Margins compress. Despite revenue being inline (9M made up 74% of full year forecast), earnings disappointed due to margin compression. Construction EBIT margin slumped to 6.4% in 3Q from 10-11% in 1H due to additional cost incurred for the completion of the New Doha International Airport. The project is at its tail end of completion and forms less than 1% of WCT’s orderbook balance as of 3Q.

Decent job wins but… WCT has secured 2 contracts YTD (RAPID roads and Ikano Mall) totalling RM994m (FY13: RM670m). Its orderbook currently stands at RM2.3bn, implying a cover of 2.1x on FY13 construction revenue.

…cautious on outlook. WCT has bid for RM4bn contracts (50% domestic) and is preparing tenders for another RM3.1bn (58% domestic). We remain cautious on WCT’s job win outlook due to (i) intense competition for its domestic bids and (ii) timing uncertainty for the rollout of foreign ones.

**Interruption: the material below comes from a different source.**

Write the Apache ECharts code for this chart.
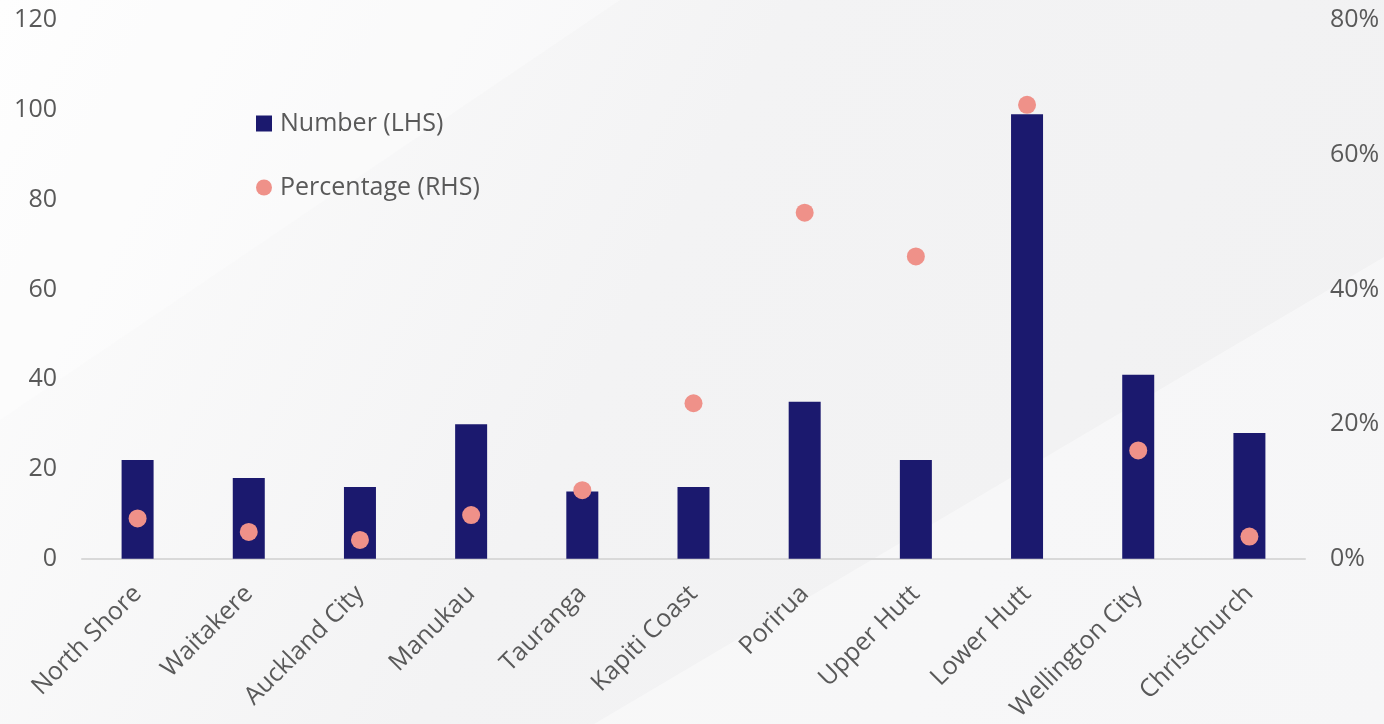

Subdued property sales. 9M property sales amounted to RM497m. WCT has cut its FY14 sales target from RM1.2bn to RM617m, inline with our assumption of RM600m. Unbilled sales now stand at RM589m, translating to a 1.4x cover on FY13 property revenue.

Risks

  • Stiff competition for jobs that it is bidding for.
  • Slow property sales.

Forecasts

  • We cut FY14-16 earnings by 15%, 7% and 6% respectively as we impute lower construction margins. Earnings outlook unexciting with a 3 year CAGR of only 2.4%.

Rating

HOLD, TP: RM2.04

  • Despite the weak results, we maintain our HOLD rating as share price has already declined 12% month-to-date.
  • The saving grace comes from its various investment properties (AEON BBT, Paradigm, Gateway@klia2 and Premiere Hotel) that would provide stable income.

Valuation

  • Apart from our earnings cut, we also lower our P/E target in our SOP based valuation from 14x to 12x, reflecting the lower end of its historical range.
  • All in all, our SOP based TP (at a 10% discount) is reduced from RM2.34 to RM2.04, implying FY14 -15 P/E of 15.6x and 13.5x respectively.